■ Task statement
Below is a listing; write it out exactly and drop any images from it.

%%

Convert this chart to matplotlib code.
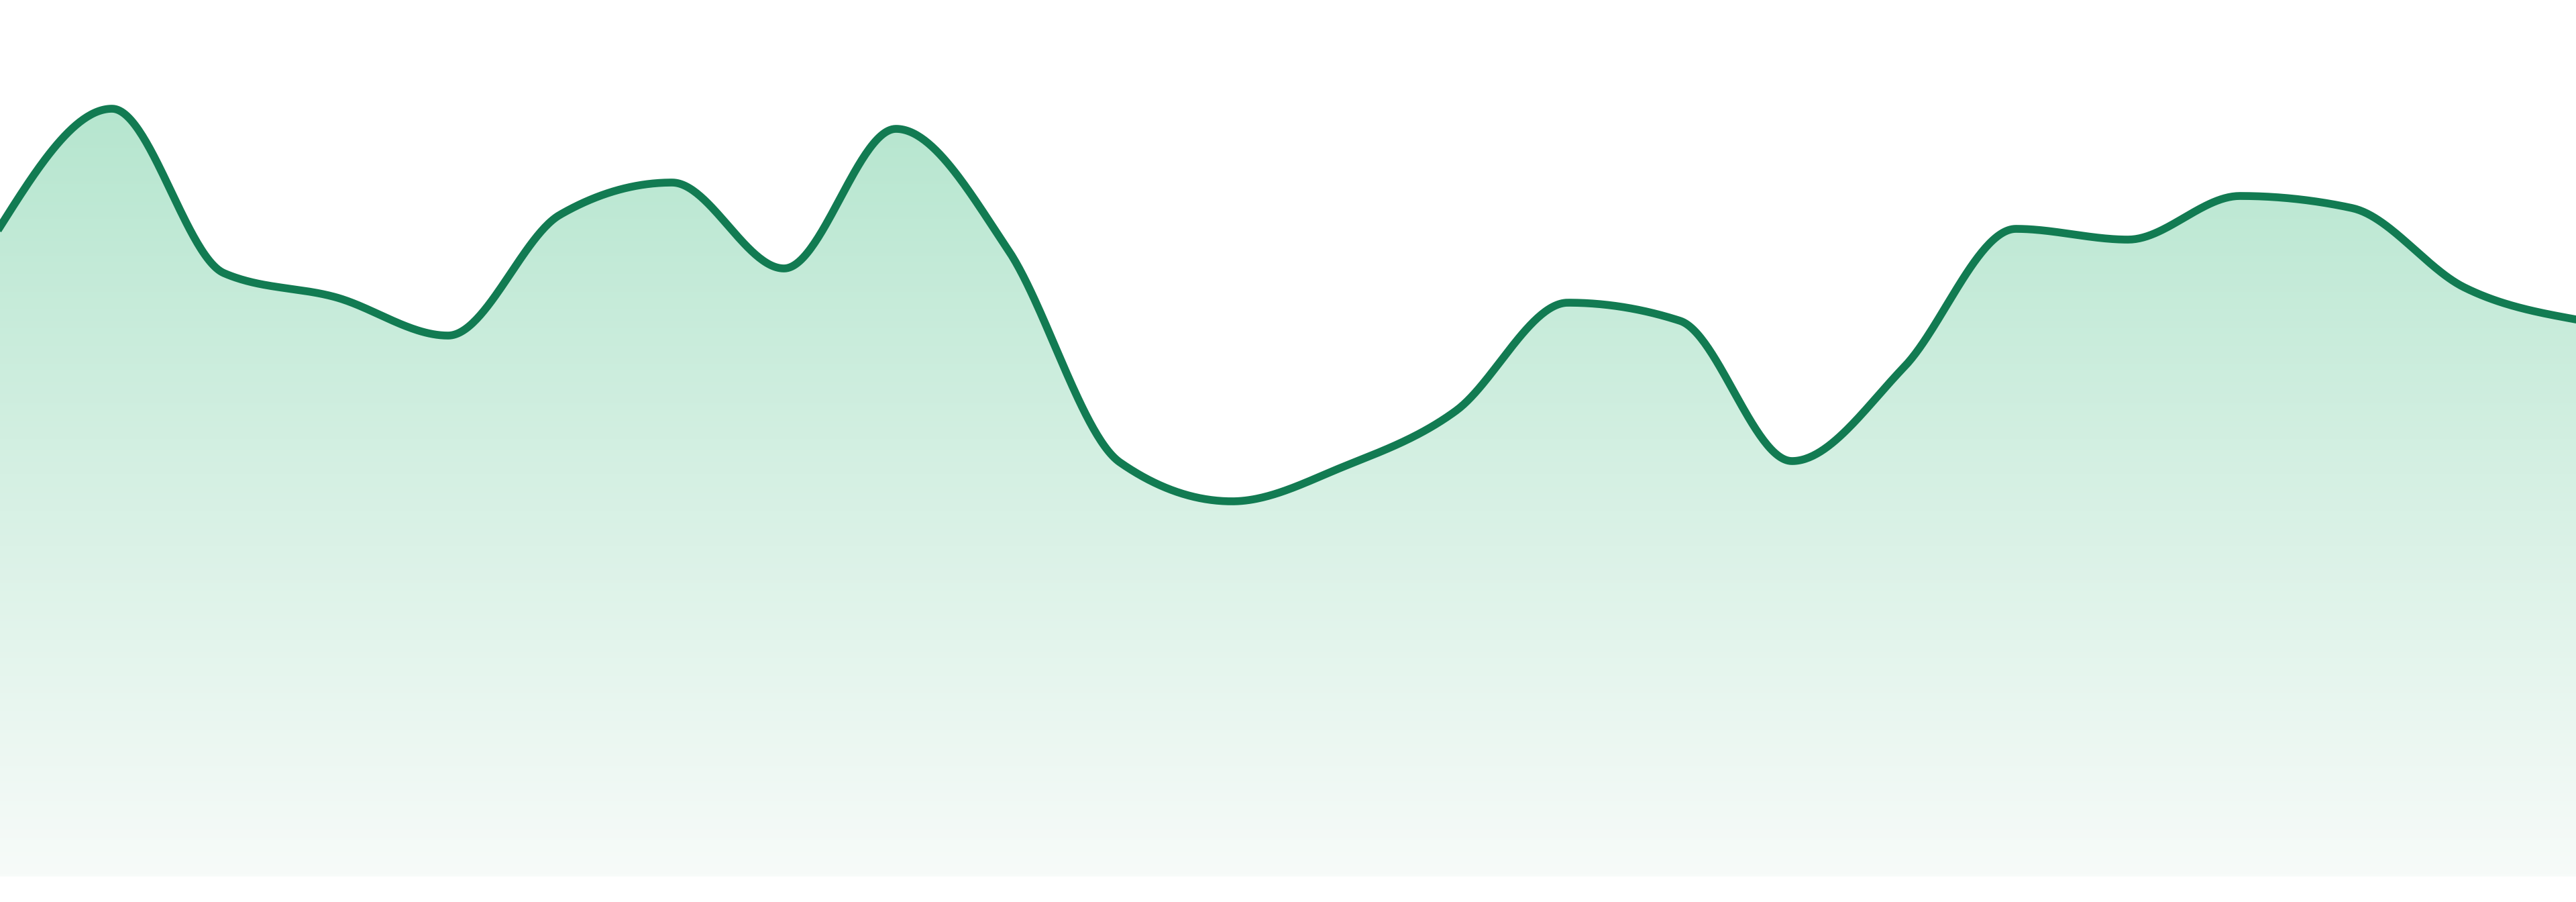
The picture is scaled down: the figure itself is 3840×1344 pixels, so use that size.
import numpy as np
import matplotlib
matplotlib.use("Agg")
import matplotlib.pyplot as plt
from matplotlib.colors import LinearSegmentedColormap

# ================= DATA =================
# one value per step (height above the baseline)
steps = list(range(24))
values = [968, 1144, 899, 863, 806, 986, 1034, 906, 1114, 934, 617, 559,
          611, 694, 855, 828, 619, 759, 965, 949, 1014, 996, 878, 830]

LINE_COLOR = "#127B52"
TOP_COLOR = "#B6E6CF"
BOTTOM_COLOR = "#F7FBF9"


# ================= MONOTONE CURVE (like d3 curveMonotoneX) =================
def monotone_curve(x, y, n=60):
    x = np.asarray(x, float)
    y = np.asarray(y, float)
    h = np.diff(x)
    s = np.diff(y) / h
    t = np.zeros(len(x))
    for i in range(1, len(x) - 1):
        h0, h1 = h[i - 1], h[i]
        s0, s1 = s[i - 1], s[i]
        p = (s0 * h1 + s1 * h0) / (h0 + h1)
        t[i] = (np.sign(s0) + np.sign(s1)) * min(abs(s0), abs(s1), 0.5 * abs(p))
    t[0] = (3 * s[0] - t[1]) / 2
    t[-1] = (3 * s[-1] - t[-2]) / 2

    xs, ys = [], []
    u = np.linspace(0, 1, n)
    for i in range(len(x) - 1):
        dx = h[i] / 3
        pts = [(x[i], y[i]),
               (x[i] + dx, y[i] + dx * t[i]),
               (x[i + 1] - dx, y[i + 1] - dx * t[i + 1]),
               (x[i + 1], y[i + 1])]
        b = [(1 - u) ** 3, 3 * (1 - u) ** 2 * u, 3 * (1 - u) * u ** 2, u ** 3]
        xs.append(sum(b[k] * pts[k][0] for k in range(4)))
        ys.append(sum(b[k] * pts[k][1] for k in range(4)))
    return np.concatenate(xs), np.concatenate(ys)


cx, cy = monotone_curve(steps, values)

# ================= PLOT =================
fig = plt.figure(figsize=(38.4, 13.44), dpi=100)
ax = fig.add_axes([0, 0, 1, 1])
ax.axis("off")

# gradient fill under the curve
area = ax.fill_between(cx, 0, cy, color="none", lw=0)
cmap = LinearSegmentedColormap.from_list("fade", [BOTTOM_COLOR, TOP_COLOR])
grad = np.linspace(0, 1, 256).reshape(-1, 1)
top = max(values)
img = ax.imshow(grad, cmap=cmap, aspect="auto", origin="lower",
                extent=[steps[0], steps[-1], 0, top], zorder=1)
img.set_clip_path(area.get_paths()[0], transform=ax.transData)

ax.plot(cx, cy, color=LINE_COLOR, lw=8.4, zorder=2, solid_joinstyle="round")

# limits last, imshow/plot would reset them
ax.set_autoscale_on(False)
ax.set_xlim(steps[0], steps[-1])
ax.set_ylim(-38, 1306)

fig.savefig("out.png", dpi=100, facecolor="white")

%%

■ Result of the exercise
Convert this chart to matplotlib code.
The picture is scaled down: the figure itself is 3840×1344 pixels, so use that size.
import numpy as np
import matplotlib
matplotlib.use("Agg")
import matplotlib.pyplot as plt
from matplotlib.colors import LinearSegmentedColormap

# ================= DATA =================
# one value per step (height above the baseline)
steps = list(range(24))
values = [968, 1144, 899, 863, 806, 986, 1034, 906, 1114, 934, 617, 559,
          611, 694, 855, 828, 619, 759, 965, 949, 1014, 996, 878, 830]

LINE_COLOR = "#127B52"
TOP_COLOR = "#B6E6CF"
BOTTOM_COLOR = "#F7FBF9"


# ================= MONOTONE CURVE (like d3 curveMonotoneX) =================
def monotone_curve(x, y, n=60):
    x = np.asarray(x, float)
    y = np.asarray(y, float)
    h = np.diff(x)
    s = np.diff(y) / h
    t = np.zeros(len(x))
    for i in range(1, len(x) - 1):
        h0, h1 = h[i - 1], h[i]
        s0, s1 = s[i - 1], s[i]
        p = (s0 * h1 + s1 * h0) / (h0 + h1)
        t[i] = (np.sign(s0) + np.sign(s1)) * min(abs(s0), abs(s1), 0.5 * abs(p))
    t[0] = (3 * s[0] - t[1]) / 2
    t[-1] = (3 * s[-1] - t[-2]) / 2

    xs, ys = [], []
    u = np.linspace(0, 1, n)
    for i in range(len(x) - 1):
        dx = h[i] / 3
        pts = [(x[i], y[i]),
               (x[i] + dx, y[i] + dx * t[i]),
               (x[i + 1] - dx, y[i + 1] - dx * t[i + 1]),
               (x[i + 1], y[i + 1])]
        b = [(1 - u) ** 3, 3 * (1 - u) ** 2 * u, 3 * (1 - u) * u ** 2, u ** 3]
        xs.append(sum(b[k] * pts[k][0] for k in range(4)))
        ys.append(sum(b[k] * pts[k][1] for k in range(4)))
    return np.concatenate(xs), np.concatenate(ys)


cx, cy = monotone_curve(steps, values)

# ================= PLOT =================
fig = plt.figure(figsize=(38.4, 13.44), dpi=100)
ax = fig.add_axes([0, 0, 1, 1])
ax.axis("off")

# gradient fill under the curve
area = ax.fill_between(cx, 0, cy, color="none", lw=0)
cmap = LinearSegmentedColormap.from_list("fade", [BOTTOM_COLOR, TOP_COLOR])
grad = np.linspace(0, 1, 256).reshape(-1, 1)
top = max(values)
img = ax.imshow(grad, cmap=cmap, aspect="auto", origin="lower",
                extent=[steps[0], steps[-1], 0, top], zorder=1)
img.set_clip_path(area.get_paths()[0], transform=ax.transData)

ax.plot(cx, cy, color=LINE_COLOR, lw=8.4, zorder=2, solid_joinstyle="round")

# limits last, imshow/plot would reset them
ax.set_autoscale_on(False)
ax.set_xlim(steps[0], steps[-1])
ax.set_ylim(-38, 1306)

fig.savefig("out.png", dpi=100, facecolor="white")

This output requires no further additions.